- _WORK TO BE COMPLETED_
Gather all lines in the data that hold the string "this".

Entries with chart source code
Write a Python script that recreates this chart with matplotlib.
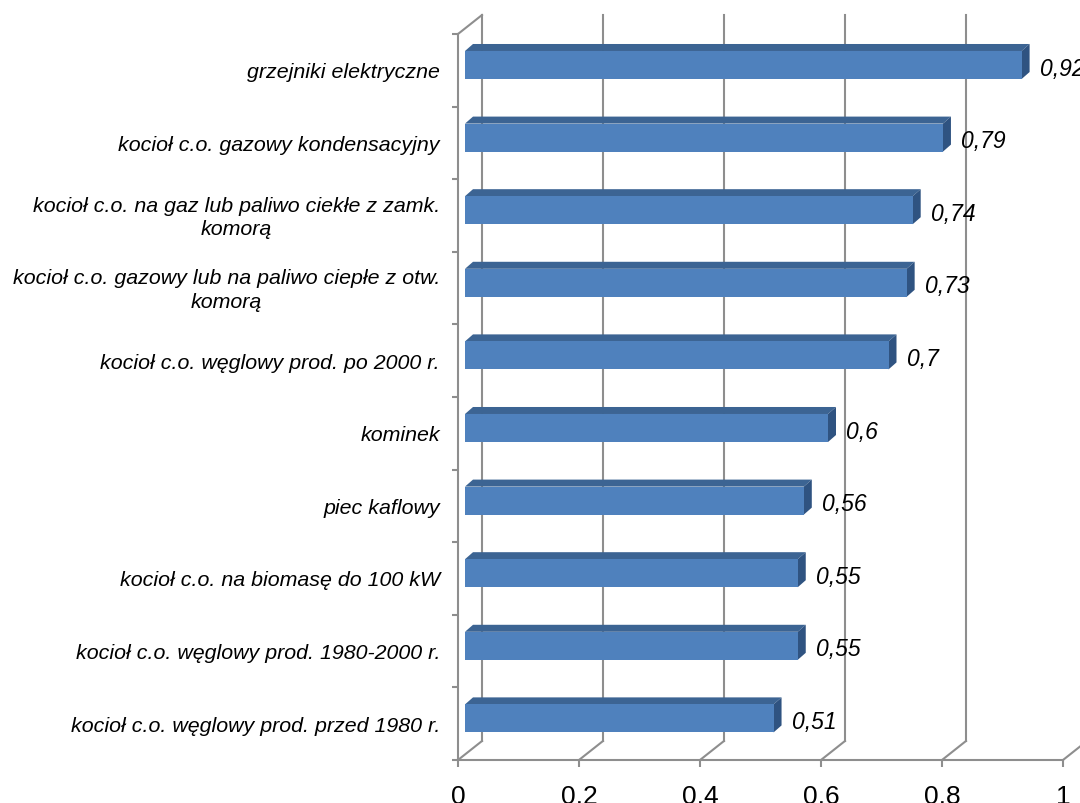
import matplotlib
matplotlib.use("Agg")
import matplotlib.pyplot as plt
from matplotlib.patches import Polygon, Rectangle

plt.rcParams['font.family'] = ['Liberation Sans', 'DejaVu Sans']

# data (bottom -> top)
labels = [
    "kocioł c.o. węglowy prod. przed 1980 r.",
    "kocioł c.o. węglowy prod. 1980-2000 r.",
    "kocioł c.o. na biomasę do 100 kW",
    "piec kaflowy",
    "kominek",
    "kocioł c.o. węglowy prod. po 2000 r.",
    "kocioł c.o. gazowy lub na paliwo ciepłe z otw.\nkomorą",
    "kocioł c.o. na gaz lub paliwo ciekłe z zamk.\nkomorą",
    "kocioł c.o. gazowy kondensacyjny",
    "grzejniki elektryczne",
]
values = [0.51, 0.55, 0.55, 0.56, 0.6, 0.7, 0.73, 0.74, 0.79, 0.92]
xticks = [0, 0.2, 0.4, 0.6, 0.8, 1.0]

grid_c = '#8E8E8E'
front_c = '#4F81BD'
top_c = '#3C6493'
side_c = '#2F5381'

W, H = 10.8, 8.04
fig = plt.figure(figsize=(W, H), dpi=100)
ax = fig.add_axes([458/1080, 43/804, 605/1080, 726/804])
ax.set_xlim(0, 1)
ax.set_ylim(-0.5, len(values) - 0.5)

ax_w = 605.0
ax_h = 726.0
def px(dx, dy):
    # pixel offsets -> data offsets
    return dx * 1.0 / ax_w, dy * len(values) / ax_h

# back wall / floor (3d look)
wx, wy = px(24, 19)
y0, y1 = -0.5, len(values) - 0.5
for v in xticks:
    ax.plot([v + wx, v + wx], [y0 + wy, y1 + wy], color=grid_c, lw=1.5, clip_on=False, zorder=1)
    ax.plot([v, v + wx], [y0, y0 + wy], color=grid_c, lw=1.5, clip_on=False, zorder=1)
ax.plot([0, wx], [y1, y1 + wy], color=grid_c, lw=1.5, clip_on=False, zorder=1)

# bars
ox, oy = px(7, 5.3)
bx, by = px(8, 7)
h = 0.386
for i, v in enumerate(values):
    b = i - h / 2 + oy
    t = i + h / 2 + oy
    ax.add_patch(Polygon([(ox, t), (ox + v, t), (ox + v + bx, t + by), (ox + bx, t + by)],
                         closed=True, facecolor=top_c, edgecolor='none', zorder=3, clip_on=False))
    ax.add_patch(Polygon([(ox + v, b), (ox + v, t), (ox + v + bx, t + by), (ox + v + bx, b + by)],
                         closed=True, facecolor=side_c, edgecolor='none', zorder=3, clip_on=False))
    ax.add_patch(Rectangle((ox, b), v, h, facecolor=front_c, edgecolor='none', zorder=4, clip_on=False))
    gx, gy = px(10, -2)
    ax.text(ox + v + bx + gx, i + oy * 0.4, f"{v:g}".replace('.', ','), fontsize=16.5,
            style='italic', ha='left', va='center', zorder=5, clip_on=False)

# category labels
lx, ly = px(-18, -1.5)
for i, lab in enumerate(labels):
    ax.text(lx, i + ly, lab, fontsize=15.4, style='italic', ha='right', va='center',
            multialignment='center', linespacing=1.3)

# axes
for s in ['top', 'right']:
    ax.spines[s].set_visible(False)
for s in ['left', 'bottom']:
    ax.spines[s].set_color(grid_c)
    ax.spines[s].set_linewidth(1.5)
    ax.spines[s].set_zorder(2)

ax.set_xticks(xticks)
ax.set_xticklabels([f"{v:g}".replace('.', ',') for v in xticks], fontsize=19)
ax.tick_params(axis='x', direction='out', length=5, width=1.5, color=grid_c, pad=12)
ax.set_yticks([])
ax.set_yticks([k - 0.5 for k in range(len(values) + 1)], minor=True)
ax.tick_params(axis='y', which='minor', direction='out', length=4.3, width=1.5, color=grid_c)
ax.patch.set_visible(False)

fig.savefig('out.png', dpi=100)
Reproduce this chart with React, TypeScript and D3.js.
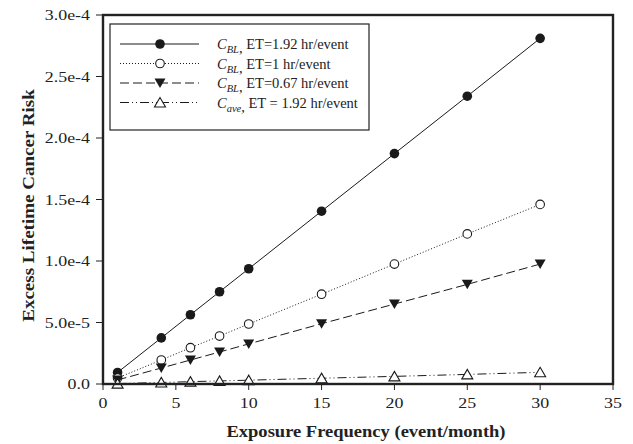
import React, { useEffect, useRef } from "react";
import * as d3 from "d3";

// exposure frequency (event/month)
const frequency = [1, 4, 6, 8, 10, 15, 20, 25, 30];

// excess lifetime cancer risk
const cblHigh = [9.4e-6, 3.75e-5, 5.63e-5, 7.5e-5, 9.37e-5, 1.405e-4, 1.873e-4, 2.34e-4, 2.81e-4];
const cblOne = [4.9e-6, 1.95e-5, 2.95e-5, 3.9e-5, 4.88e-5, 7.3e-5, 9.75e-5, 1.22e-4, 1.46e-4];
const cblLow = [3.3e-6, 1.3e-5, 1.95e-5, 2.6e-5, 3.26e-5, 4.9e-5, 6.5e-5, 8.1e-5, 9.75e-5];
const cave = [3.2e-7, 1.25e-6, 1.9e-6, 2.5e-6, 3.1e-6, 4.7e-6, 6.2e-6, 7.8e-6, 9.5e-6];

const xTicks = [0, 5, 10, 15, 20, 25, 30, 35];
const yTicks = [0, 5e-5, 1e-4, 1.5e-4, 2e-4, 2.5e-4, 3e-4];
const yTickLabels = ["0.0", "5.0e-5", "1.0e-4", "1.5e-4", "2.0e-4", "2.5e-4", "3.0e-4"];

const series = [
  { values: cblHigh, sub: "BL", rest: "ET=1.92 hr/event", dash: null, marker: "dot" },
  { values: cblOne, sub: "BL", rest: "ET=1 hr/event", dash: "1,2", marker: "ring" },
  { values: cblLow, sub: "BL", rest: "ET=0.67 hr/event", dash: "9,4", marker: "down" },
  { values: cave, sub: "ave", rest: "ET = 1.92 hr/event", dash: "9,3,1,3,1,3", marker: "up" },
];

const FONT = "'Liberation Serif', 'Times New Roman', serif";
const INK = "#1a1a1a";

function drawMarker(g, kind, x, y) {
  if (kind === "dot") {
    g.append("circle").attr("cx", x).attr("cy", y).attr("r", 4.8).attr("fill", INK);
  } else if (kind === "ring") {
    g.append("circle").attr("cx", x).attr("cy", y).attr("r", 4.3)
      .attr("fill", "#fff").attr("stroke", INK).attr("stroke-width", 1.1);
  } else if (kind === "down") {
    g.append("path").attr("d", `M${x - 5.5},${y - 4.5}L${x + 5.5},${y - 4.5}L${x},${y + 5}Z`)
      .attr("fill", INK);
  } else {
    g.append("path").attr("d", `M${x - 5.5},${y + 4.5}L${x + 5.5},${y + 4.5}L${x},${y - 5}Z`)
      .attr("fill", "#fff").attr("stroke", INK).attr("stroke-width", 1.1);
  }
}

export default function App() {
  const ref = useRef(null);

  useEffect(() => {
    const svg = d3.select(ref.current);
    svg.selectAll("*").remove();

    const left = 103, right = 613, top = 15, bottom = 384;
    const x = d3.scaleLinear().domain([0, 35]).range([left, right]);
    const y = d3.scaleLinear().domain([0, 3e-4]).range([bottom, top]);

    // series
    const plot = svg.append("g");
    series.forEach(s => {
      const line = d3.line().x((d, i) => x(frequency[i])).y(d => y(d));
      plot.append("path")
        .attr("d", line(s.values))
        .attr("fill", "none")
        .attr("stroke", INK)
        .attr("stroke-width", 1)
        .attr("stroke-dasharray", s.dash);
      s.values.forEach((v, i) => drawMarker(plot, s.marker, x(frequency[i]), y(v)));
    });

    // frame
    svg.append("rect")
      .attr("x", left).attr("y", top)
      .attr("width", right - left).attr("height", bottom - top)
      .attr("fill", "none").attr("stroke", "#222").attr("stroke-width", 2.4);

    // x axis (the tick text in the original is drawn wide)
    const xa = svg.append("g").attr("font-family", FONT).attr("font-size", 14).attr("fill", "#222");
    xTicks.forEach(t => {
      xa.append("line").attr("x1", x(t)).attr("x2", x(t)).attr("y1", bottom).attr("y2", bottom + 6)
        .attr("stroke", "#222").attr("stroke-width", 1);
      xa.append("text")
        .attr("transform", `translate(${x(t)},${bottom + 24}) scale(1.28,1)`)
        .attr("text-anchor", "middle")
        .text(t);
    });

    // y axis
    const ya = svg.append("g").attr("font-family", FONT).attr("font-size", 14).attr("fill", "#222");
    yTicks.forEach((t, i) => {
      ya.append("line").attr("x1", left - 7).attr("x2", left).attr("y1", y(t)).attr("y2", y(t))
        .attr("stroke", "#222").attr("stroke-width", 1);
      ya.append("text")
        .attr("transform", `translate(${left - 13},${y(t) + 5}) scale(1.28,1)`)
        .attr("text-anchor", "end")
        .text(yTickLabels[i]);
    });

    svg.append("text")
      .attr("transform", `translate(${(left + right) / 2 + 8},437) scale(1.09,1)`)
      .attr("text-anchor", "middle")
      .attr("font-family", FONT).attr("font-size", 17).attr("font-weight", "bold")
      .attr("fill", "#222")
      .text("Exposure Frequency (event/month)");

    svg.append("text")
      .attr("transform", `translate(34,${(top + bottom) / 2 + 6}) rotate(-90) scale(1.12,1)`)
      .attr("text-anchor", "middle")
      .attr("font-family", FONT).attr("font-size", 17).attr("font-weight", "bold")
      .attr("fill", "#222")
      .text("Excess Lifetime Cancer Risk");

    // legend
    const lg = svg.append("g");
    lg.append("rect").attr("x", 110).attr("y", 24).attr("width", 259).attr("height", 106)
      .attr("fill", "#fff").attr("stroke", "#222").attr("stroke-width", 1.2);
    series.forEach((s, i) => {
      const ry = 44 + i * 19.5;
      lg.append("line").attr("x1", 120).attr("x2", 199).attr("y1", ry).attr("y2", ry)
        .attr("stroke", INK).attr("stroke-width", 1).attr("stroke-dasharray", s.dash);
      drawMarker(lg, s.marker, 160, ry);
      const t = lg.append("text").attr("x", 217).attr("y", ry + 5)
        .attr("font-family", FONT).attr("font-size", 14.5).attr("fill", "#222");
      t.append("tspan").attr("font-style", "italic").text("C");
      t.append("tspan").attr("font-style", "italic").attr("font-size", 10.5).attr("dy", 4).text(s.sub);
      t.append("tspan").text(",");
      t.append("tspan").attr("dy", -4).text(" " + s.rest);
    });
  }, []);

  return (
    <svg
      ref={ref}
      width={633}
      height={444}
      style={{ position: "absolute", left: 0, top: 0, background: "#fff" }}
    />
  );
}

- _WRITTEN ANSWER_
Write a Python script that recreates this chart with matplotlib.
Reproduce this chart with React, TypeScript and D3.js.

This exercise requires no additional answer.